## DATASET CONTENT

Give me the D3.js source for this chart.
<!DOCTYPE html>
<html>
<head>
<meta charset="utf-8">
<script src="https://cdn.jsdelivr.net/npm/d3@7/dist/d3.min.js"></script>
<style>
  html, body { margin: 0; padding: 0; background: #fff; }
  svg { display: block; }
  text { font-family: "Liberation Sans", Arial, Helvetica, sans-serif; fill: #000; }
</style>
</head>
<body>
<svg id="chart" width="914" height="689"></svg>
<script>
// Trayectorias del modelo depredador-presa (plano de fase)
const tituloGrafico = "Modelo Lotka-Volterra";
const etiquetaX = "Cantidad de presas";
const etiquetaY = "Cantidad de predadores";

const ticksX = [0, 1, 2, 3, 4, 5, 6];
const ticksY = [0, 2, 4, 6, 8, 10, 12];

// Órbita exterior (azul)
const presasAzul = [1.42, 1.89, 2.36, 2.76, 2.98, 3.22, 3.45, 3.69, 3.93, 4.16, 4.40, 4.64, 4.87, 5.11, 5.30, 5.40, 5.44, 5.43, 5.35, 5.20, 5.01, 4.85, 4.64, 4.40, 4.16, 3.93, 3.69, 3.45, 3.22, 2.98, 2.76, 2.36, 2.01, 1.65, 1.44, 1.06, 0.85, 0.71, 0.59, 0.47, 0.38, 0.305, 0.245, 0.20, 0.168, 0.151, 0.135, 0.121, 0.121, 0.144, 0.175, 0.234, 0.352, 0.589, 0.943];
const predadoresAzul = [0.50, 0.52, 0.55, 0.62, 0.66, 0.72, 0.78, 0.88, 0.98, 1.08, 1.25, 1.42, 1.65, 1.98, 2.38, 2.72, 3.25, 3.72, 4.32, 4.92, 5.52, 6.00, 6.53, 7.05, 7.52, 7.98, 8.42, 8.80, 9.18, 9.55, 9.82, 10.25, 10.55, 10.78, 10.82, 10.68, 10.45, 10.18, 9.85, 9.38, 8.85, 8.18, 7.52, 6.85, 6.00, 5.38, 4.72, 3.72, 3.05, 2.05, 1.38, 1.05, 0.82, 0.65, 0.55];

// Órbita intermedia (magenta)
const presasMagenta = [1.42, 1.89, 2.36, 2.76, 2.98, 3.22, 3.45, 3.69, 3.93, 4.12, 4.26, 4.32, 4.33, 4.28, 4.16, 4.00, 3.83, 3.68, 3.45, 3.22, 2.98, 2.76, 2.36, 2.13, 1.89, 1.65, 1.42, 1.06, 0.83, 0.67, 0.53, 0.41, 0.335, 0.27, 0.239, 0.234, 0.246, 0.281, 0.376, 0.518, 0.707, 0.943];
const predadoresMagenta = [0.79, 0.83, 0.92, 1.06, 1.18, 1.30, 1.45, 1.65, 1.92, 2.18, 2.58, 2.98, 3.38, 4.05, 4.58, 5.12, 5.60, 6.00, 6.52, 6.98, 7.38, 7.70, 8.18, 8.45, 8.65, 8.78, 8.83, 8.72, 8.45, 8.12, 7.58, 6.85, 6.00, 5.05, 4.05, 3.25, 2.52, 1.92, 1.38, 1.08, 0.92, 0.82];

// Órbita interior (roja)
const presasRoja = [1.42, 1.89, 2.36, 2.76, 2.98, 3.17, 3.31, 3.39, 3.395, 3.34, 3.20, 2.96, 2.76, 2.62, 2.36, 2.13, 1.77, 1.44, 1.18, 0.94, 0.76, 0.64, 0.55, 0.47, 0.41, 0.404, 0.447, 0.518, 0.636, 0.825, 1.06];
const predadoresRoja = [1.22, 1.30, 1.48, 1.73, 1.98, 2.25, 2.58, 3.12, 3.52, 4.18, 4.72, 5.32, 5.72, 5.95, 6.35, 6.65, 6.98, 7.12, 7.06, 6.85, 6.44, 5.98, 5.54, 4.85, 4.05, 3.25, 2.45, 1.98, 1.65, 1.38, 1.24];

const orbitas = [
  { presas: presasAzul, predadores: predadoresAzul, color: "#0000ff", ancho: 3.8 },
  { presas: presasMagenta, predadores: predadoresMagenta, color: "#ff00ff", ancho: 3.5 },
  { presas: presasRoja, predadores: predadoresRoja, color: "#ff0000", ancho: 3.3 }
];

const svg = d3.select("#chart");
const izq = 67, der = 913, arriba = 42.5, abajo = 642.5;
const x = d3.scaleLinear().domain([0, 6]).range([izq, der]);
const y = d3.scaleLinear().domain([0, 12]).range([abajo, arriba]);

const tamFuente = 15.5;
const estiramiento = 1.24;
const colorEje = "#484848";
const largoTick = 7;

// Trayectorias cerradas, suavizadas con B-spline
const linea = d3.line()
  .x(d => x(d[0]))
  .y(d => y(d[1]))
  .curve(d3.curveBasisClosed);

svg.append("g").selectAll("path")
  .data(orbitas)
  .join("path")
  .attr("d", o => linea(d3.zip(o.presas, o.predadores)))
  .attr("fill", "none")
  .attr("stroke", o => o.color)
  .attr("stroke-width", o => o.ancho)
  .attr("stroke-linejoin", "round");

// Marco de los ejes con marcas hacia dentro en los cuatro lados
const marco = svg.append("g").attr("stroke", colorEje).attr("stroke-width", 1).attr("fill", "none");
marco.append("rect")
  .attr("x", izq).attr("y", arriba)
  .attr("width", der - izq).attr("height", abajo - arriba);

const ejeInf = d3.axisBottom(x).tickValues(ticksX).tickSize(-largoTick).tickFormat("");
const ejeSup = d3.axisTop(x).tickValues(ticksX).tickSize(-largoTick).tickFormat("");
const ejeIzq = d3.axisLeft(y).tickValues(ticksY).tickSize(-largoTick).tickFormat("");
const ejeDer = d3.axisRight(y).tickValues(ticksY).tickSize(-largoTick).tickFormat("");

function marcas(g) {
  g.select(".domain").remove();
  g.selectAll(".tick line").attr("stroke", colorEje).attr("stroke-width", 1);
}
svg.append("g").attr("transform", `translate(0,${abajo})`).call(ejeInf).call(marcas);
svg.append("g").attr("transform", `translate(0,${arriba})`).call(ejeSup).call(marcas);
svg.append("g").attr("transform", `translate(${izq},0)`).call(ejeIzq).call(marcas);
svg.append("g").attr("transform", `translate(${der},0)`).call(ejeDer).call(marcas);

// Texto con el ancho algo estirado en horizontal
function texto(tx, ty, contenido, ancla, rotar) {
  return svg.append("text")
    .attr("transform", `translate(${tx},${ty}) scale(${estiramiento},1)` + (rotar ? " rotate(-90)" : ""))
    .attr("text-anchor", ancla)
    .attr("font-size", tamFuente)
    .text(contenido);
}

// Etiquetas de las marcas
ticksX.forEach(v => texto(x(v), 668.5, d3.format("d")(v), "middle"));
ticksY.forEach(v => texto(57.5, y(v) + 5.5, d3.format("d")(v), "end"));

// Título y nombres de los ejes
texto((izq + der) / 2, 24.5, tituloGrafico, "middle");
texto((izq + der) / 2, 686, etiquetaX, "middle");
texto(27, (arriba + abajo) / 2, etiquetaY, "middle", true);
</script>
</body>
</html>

## PROBLEM TO SOLVE
From the data, list each line in which the string "chart" appears.

## TASK ANSWER
Give me the D3.js source for this chart.
<svg id="chart" width="914" height="689"></svg>
const svg = d3.select("#chart");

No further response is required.